В эти годы авторитет Мазе в национальной среде был очень высок, и его слова были услышаны. Власти
4 июля 1921 г. состоялась встреча А. М. Горького и Я. И. Мазе; оба взволнованно говорили о кровавых погромах на Украине, о вспышке антисемитизма в центре России. Возможно, писатель помог Я. Мазе и главному раввину Поволжья профессору В. Лейкину встретиться в июле того же года с В. И. Лениным. В беседе принимали участие Л. Б. Каменев и М. И. Калинин.

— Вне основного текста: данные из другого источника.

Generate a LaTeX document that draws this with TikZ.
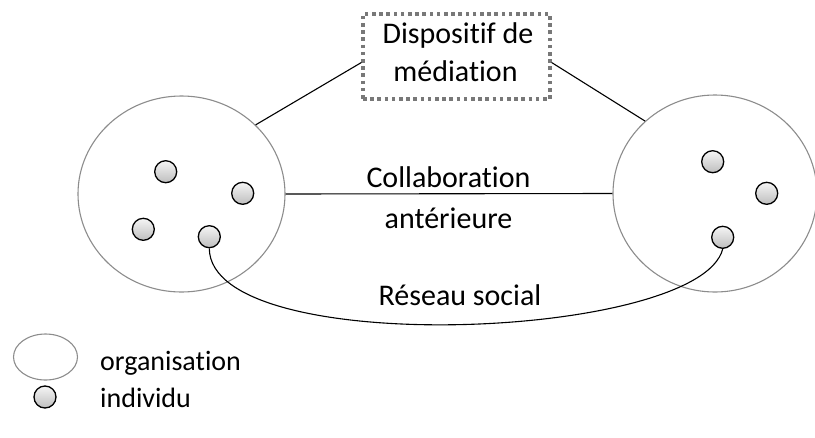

О встрече духовных лидеров с руководителями советского государства сообщила в 1922 г. газета «Еврейская трибуна», выходившая в Берлине: «Калинин спросил, почему „евреи не идут рука об руку с коммунистами, так как после революции они много приобрели“. Раввин ответил: „Идеал равенства и справедливости не чужд еврейской религии. Но все зависит от тактики. Мы хотим работать путем воспитания и просвещения народа, а вы — при помощи меча“».

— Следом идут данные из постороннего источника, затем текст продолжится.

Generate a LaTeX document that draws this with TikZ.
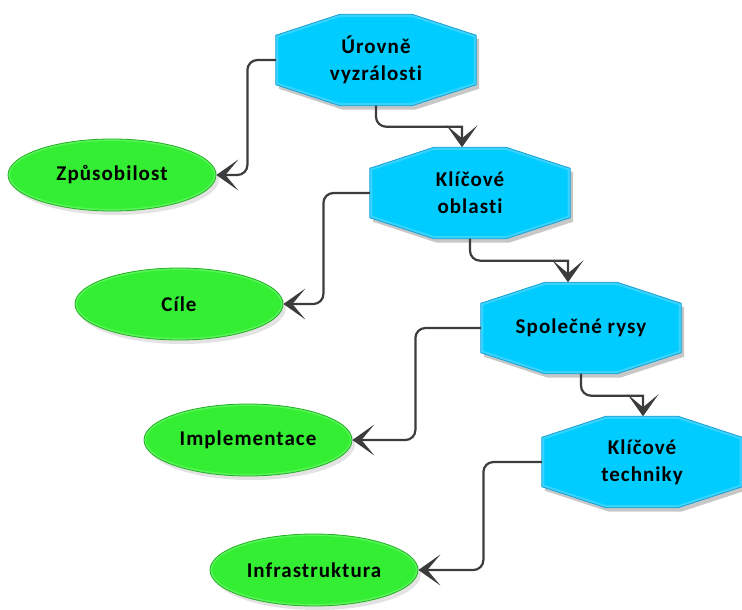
\documentclass[tikz,border=0pt]{standalone}
\usepackage{fontspec}
\setmainfont{Carlito}
\usetikzlibrary{arrows.meta,shadows,backgrounds,shapes.geometric}
\definecolor{cyanfill}{HTML}{00CCFF}
\definecolor{cyanband}{HTML}{38D4FF}
\definecolor{cyanedge}{HTML}{1E9FD2}
\definecolor{greenfill}{HTML}{33EE33}
\definecolor{greenband}{HTML}{5AF55A}
\definecolor{greenedge}{HTML}{26AE26}
\definecolor{connclr}{HTML}{3C3C3C}
\newcommand\octpath[1]{([xshift=64pt]#1.north west) -- ([xshift=-64pt]#1.north east) -- ([yshift=-21pt]#1.north east) -- ([yshift=21pt]#1.south east) -- ([xshift=-64pt]#1.south east) -- ([xshift=64pt]#1.south west) -- ([yshift=21pt]#1.south west) -- ([yshift=-21pt]#1.north west) -- cycle}
\tikzset{
  txt/.style={font=\fontsize{21}{27}\selectfont\bfseries\addfontfeatures{LetterSpace=5,Ligatures=NoCommon}, align=center, text=black},
  octbox/.style={txt, rectangle, minimum width=200pt, minimum height=91pt, inner sep=0pt},
  ellbox/.style={txt, ellipse, minimum width=208pt, minimum height=72pt, inner sep=0pt,
    fill=greenfill, draw=greenedge, line width=0.8pt,
    path picture={\draw[greenband, line width=4pt] (path picture bounding box.center) ellipse [x radius=104pt, y radius=36pt];},
    drop shadow={shadow xshift=3pt, shadow yshift=-4pt, opacity=0.22}},
  conn/.style={draw=connclr, line width=2.2pt, -{Stealth[length=22pt,width=31pt,inset=13pt]}},
}
\begin{document}
\begin{tikzpicture}[x=1pt,y=-1pt]
\useasboundingbox (0,0) rectangle (742,610);
\node[octbox] (u) at (376,60) {Úrovně\\vyzrálosti};
\node[octbox] (k) at (470,193) {Klíčové\\oblasti};
\node[octbox] (s) at (581,328) {Společné rysy};
\node[octbox] (t) at (642,462) {Klíčové\\techniky};
\node[ellbox] (z) at (112,175) {Způsobilost};
\node[ellbox] (c) at (179,304) {Cíle};
\node[ellbox] (i) at (248,440) {Implementace};
\node[ellbox] (f) at (314,570) {Infrastruktura};
\begin{pgfonlayer}{background}
\foreach \n in {u,k,s,t}{
  \begin{scope}[transform canvas={xshift=3pt,yshift=-4pt}]
    \fill[black,opacity=0.22] \octpath{\n};
  \end{scope}
  \fill[cyanfill] \octpath{\n};
  \begin{scope}
    \clip \octpath{\n};
    \draw[cyanband,line width=5pt] \octpath{\n};
  \end{scope}
  \draw[cyanedge,line width=0.8pt] \octpath{\n};
}
\end{pgfonlayer}
\draw[conn] (u.west) [rounded corners=10pt] -| ([xshift=31pt]z.east) -- (z.east);
\draw[conn] (k.west) [rounded corners=10pt] -| ([xshift=40pt]c.east) -- (c.east);
\draw[conn] (s.west) [rounded corners=10pt] -| ([xshift=63pt]i.east) -- (i.east);
\draw[conn] (t.west) [rounded corners=10pt] -| ([xshift=65pt]f.east) -- (f.east);
\draw[conn] (u.south) [rounded corners=10pt] -- ++(0,21) [sharp corners] -| ([xshift=-8pt]k.north);
\draw[conn] (k.south) [rounded corners=10pt] -- ++(0,22) [sharp corners] -| ([xshift=-13pt]s.north);
\draw[conn] (s.south) [rounded corners=10pt] -- ++(0,22) [sharp corners] -| ([xshift=1pt]t.north);
\end{tikzpicture}
\end{document}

Я. И. Мазе, раввин, публицист, общественный деятель, скончался 20 декабря 1924 г. Тело покойного было перенесено в Большой молитвенный зал синагоги, и хотя московские газеты отказались опубликовать некролог, тысячи людей пришли отдать долг памяти высоко почитаемому человеку. Один из участников траурной церемонии, Моше Барселл, впоследствии вспоминал: «В установленный час появляются люди у Большой синагоги. Со всех улиц стекались евреи. Бесконечной вереницей шел народ оказать последнюю честь своему почетному и уважаемому лидеру, который был для него долгие годы духовным оплотом. Когда похоронная процессия вышла из переулка на улицу, то трамвайное и извозчичье движение приостановилось. По случаю воскресного дня было много русских, гулявших по улицам Москвы, и многие спрашивали: „Кто скончался?“ — и кто-то в толпе ответил: „Еврейский патриарх скончался“». Раввина похоронили на Дорогомиловском кладбище; в 1932 г. его останки были перенесены с уничтоженного некрополя на новую территорию кладбища в Востряково.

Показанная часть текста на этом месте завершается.